The firewall arrangement is similar to the one the FTC crafted with PepsiCo after it bought its two largest bottlers and distributors in February.
Coca Cola reached an agreement to buy the bottler, Coca-Cola Enterprises Inc. of Atlanta, on Feb. 25. Coke already owned 34% of the plant, which will be re-named Coca-Cola Refreshments USA Inc. In 2009, the bottler’s sales of carbonated soft drinks totaled about $21 billion, according to the FTC.
In addition to Coke products, the bottler makes and distributes Dr Pepper and Canada Dry drinks. After Coke made a deal to buy the bottler, it paid Dr Pepper Snapple $715 million for a 20-year distribution license to continue the arrangement.
The FTC was concerned that the two companies are “direct competitors in the highly concentrated and difficult-to-enter markets for branded soft drink concentrate and branded carbonated soft drinks sold in stores.”
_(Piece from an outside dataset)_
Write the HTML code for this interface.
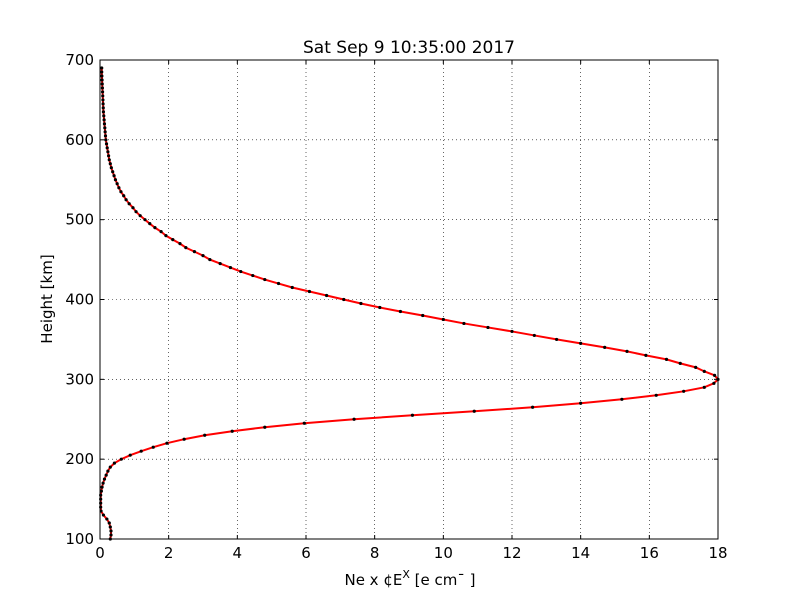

As part of the bottling arrangement, Dr Pepper provides commercially sensitive information to Coca Cola. According to the FTC, Coca-Cola’s access to this information could harm consumers by eliminating competition between Coca-Cola and Dr Pepper Snapple.
The solution: As a result of an administrative complaint filed and settled today, the FTC will require Coca-Cola to set up a “firewall” so the sensitive information cannot be accessed by anyone at Coca-Cola who may be in a position to use it against Dr Pepper Snapple. The order will expire in 20 years.
Coca Cola was represented by its general counsel, Geoffrey Kelly, and Mark Leddy of Cleary Gottlieb Steen & Hamilton and Jonathan Jacobson of Wilson Sonsini Goodrich & Rosati.
FTC lawyers who worked on the case include Jill Frumin, Michelle Fetterman, and Samuel Sheinberg.